» THE REQUEST
Copy all the data exactly, except the pictures.

***** DATA PROVIDED *****

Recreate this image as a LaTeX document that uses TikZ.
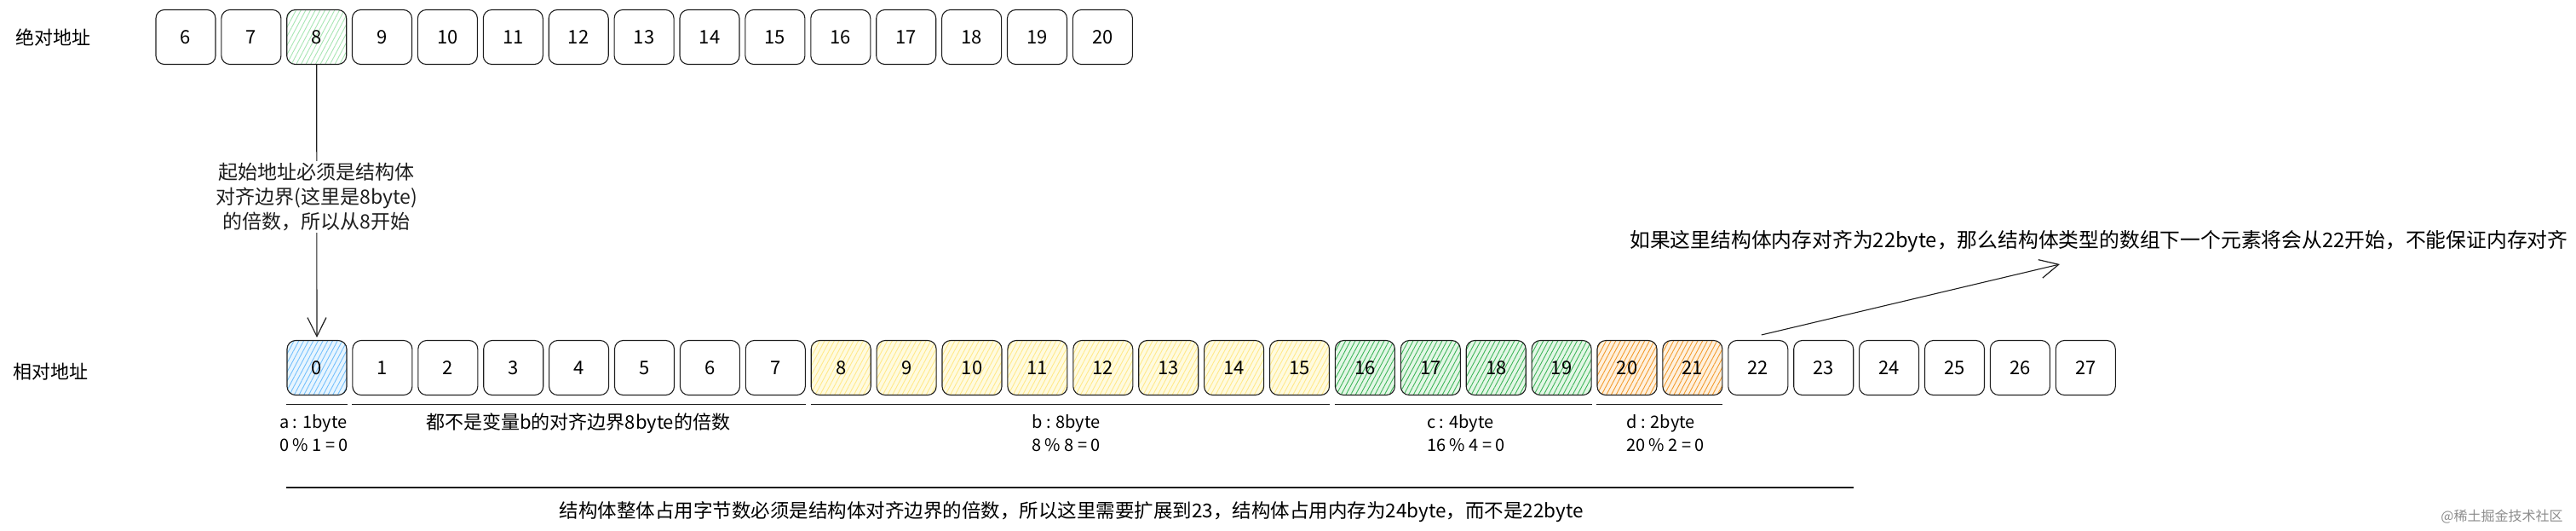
\documentclass[tikz,border=0pt]{standalone}
\usepackage{fontspec}
\setmainfont{Noto Sans CJK SC}
\usepackage{tikz}
\usetikzlibrary{arrows.meta,positioning,patterns.meta}
\definecolor{inkgrey}{HTML}{1E1E1E}
\definecolor{bluehatch}{HTML}{74C0FC}
\definecolor{bluebg}{HTML}{E7F5FF}
\definecolor{yellowhatch}{HTML}{FFE98A}
\definecolor{yellowbg}{HTML}{FFFBE0}
\definecolor{greenhatch}{HTML}{3FB55A}
\definecolor{greenbg}{HTML}{E3F7E6}
\definecolor{mintehatch}{HTML}{A8E6B4}
\definecolor{orangehatch}{HTML}{F29B2E}
\definecolor{orangebg}{HTML}{FFF1DE}

\begin{document}
\begin{tikzpicture}[x=1pt, y=-1pt,
    cell/.style={rectangle, draw=inkgrey, line width=1.1pt, rounded corners=10pt,
        minimum width=70pt, minimum height=64pt, inner sep=0pt,
        font=\fontsize{22}{26}\selectfont},
    hatch/.style 2 args={preaction={fill=#1},
        pattern={Lines[angle=62, distance=5pt, line width=0.9pt]}, pattern color=#2},
    note/.style={font=\fontsize{23}{29}\selectfont, inner sep=2pt},
    calc/.style={font=\fontsize{20}{27}\selectfont, align=left,
        anchor=north west, inner sep=0pt},
    uline/.style={line width=1.1pt, inkgrey},
    arr/.style={-{Straight Barb[length=22pt, width=22pt, line width=1.2pt]},
        line width=1.1pt, inkgrey}
]
    \useasboundingbox (0,0) rectangle (3024,623);

    % Absolute addresses
    \node[note, font=\fontsize{22}{29}\selectfont] (absname) at (62,44) {绝对地址};
    \node[cell] (t6) at (218,43.5) {6};
    \node[cell, right=5.8pt of t6] (t7) {7};
    \node[cell, hatch={white}{mintehatch}, right=5.8pt of t7] (t8) {8};
    \foreach \i [remember=\i as \prev (initially 8)] in {9,...,20}
        \node[cell, right=5.8pt of t\prev] (t\i) {\i};

    % Relative addresses
    \node[note, font=\fontsize{22}{29}\selectfont] (relname) at (60,436) {相对地址};
    \node[cell, hatch={bluebg}{bluehatch}] (r0) at (372,431.5) {0};
    \foreach \i [remember=\i as \prev (initially 0)] in {1,...,7}
        \node[cell, right=5.8pt of r\prev] (r\i) {\i};
    \foreach \i [remember=\i as \prev (initially 7)] in {8,...,15}
        \node[cell, hatch={yellowbg}{yellowhatch}, right=5.8pt of r\prev] (r\i) {\i};
    \foreach \i [remember=\i as \prev (initially 15)] in {16,...,19}
        \node[cell, hatch={greenbg}{greenhatch}, right=5.8pt of r\prev] (r\i) {\i};
    \foreach \i [remember=\i as \prev (initially 19)] in {20,21}
        \node[cell, hatch={orangebg}{orangehatch}, right=5.8pt of r\prev] (r\i) {\i};
    \foreach \i [remember=\i as \prev (initially 21)] in {22,...,27}
        \node[cell, right=5.8pt of r\prev] (r\i) {\i};

    % Start address
    \draw[arr, shorten >=3pt] (t8.south) -- (r0.north)
        node[note, fill=white, align=center, pos=0.48] (startnote)
        {起始地址必须是结构体\\对齐边界(这里是8byte)\\的倍数，所以从8开始};

    % Member groups
    \draw[uline] ([yshift=-10pt]r0.south west) -- ([yshift=-10pt]r0.south east);
    \draw[uline] ([yshift=-10pt]r1.south west) -- ([yshift=-10pt]r7.south east);
    \draw[uline] ([yshift=-10pt]r8.south west) -- ([yshift=-10pt]r15.south east);
    \draw[uline] ([yshift=-10pt]r16.south west) -- ([yshift=-10pt]r19.south east);
    \draw[uline] ([yshift=-10pt]r20.south west) -- ([yshift=-10pt]r21.south east);

    \node[calc] (la) at (328,486) {a : 1byte\\0 \% 1 = 0};
    \node[note, font=\fontsize{22}{29}\selectfont, anchor=west] (gapnote) at (498,497)
        {都不是变量b的对齐边界8byte的倍数};
    \node[calc] (lb) at (1211,486) {b : 8byte\\8 \% 8 = 0};
    \node[calc] (lc) at (1675,486) {c : 4byte\\16 \% 4 = 0};
    \node[calc] (ld) at (1909,486) {d : 2byte\\20 \% 2 = 0};

    % Whole size
    \draw[uline, line width=1.4pt] ([yshift=-108pt]r0.south west) -- ([yshift=-108pt]r23.south east);
    \node[note, font=\fontsize{22.5}{29}\selectfont] (sumnote) at (1258,601)
        {结构体整体占用字节数必须是结构体对齐边界的倍数，所以这里需要扩展到23，结构体占用内存为24byte，而不是22byte};

    % Next element
    \node[note, font=\fontsize{23.8}{29}\selectfont, anchor=west] (farnote) at (1911,283)
        {如果这里结构体内存对齐为22byte，那么结构体类型的数组下一个元素将会从22开始，不能保证内存对齐};
    \coordinate (tip) at (2418,310);
    \draw[arr] ([xshift=4pt, yshift=6pt]r22.north) -- (tip);

    \node[font=\fontsize{16}{18}\selectfont, text=black!45, anchor=east] (wm) at (3012,606) {@稀土掘金技术社区};
\end{tikzpicture}
\end{document}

*****

» EXERCISE ANSWER
Recreate this image as a LaTeX document that uses TikZ.
\documentclass[tikz,border=0pt]{standalone}
\usepackage{fontspec}
\setmainfont{Noto Sans CJK SC}
\usepackage{tikz}
\usetikzlibrary{arrows.meta,positioning,patterns.meta}
\definecolor{inkgrey}{HTML}{1E1E1E}
\definecolor{bluehatch}{HTML}{74C0FC}
\definecolor{bluebg}{HTML}{E7F5FF}
\definecolor{yellowhatch}{HTML}{FFE98A}
\definecolor{yellowbg}{HTML}{FFFBE0}
\definecolor{greenhatch}{HTML}{3FB55A}
\definecolor{greenbg}{HTML}{E3F7E6}
\definecolor{mintehatch}{HTML}{A8E6B4}
\definecolor{orangehatch}{HTML}{F29B2E}
\definecolor{orangebg}{HTML}{FFF1DE}

\begin{document}
\begin{tikzpicture}[x=1pt, y=-1pt,
    cell/.style={rectangle, draw=inkgrey, line width=1.1pt, rounded corners=10pt,
        minimum width=70pt, minimum height=64pt, inner sep=0pt,
        font=\fontsize{22}{26}\selectfont},
    hatch/.style 2 args={preaction={fill=#1},
        pattern={Lines[angle=62, distance=5pt, line width=0.9pt]}, pattern color=#2},
    note/.style={font=\fontsize{23}{29}\selectfont, inner sep=2pt},
    calc/.style={font=\fontsize{20}{27}\selectfont, align=left,
        anchor=north west, inner sep=0pt},
    uline/.style={line width=1.1pt, inkgrey},
    arr/.style={-{Straight Barb[length=22pt, width=22pt, line width=1.2pt]},
        line width=1.1pt, inkgrey}
]
    \useasboundingbox (0,0) rectangle (3024,623);

    % Absolute addresses
    \node[note, font=\fontsize{22}{29}\selectfont] (absname) at (62,44) {绝对地址};
    \node[cell] (t6) at (218,43.5) {6};
    \node[cell, right=5.8pt of t6] (t7) {7};
    \node[cell, hatch={white}{mintehatch}, right=5.8pt of t7] (t8) {8};
    \foreach \i [remember=\i as \prev (initially 8)] in {9,...,20}
        \node[cell, right=5.8pt of t\prev] (t\i) {\i};

    % Relative addresses
    \node[note, font=\fontsize{22}{29}\selectfont] (relname) at (60,436) {相对地址};
    \node[cell, hatch={bluebg}{bluehatch}] (r0) at (372,431.5) {0};
    \foreach \i [remember=\i as \prev (initially 0)] in {1,...,7}
        \node[cell, right=5.8pt of r\prev] (r\i) {\i};
    \foreach \i [remember=\i as \prev (initially 7)] in {8,...,15}
        \node[cell, hatch={yellowbg}{yellowhatch}, right=5.8pt of r\prev] (r\i) {\i};
    \foreach \i [remember=\i as \prev (initially 15)] in {16,...,19}
        \node[cell, hatch={greenbg}{greenhatch}, right=5.8pt of r\prev] (r\i) {\i};
    \foreach \i [remember=\i as \prev (initially 19)] in {20,21}
        \node[cell, hatch={orangebg}{orangehatch}, right=5.8pt of r\prev] (r\i) {\i};
    \foreach \i [remember=\i as \prev (initially 21)] in {22,...,27}
        \node[cell, right=5.8pt of r\prev] (r\i) {\i};

    % Start address
    \draw[arr, shorten >=3pt] (t8.south) -- (r0.north)
        node[note, fill=white, align=center, pos=0.48] (startnote)
        {起始地址必须是结构体\\对齐边界(这里是8byte)\\的倍数，所以从8开始};

    % Member groups
    \draw[uline] ([yshift=-10pt]r0.south west) -- ([yshift=-10pt]r0.south east);
    \draw[uline] ([yshift=-10pt]r1.south west) -- ([yshift=-10pt]r7.south east);
    \draw[uline] ([yshift=-10pt]r8.south west) -- ([yshift=-10pt]r15.south east);
    \draw[uline] ([yshift=-10pt]r16.south west) -- ([yshift=-10pt]r19.south east);
    \draw[uline] ([yshift=-10pt]r20.south west) -- ([yshift=-10pt]r21.south east);

    \node[calc] (la) at (328,486) {a : 1byte\\0 \% 1 = 0};
    \node[note, font=\fontsize{22}{29}\selectfont, anchor=west] (gapnote) at (498,497)
        {都不是变量b的对齐边界8byte的倍数};
    \node[calc] (lb) at (1211,486) {b : 8byte\\8 \% 8 = 0};
    \node[calc] (lc) at (1675,486) {c : 4byte\\16 \% 4 = 0};
    \node[calc] (ld) at (1909,486) {d : 2byte\\20 \% 2 = 0};

    % Whole size
    \draw[uline, line width=1.4pt] ([yshift=-108pt]r0.south west) -- ([yshift=-108pt]r23.south east);
    \node[note, font=\fontsize{22.5}{29}\selectfont] (sumnote) at (1258,601)
        {结构体整体占用字节数必须是结构体对齐边界的倍数，所以这里需要扩展到23，结构体占用内存为24byte，而不是22byte};

    % Next element
    \node[note, font=\fontsize{23.8}{29}\selectfont, anchor=west] (farnote) at (1911,283)
        {如果这里结构体内存对齐为22byte，那么结构体类型的数组下一个元素将会从22开始，不能保证内存对齐};
    \coordinate (tip) at (2418,310);
    \draw[arr] ([xshift=4pt, yshift=6pt]r22.north) -- (tip);

    \node[font=\fontsize{16}{18}\selectfont, text=black!45, anchor=east] (wm) at (3012,606) {@稀土掘金技术社区};
\end{tikzpicture}
\end{document}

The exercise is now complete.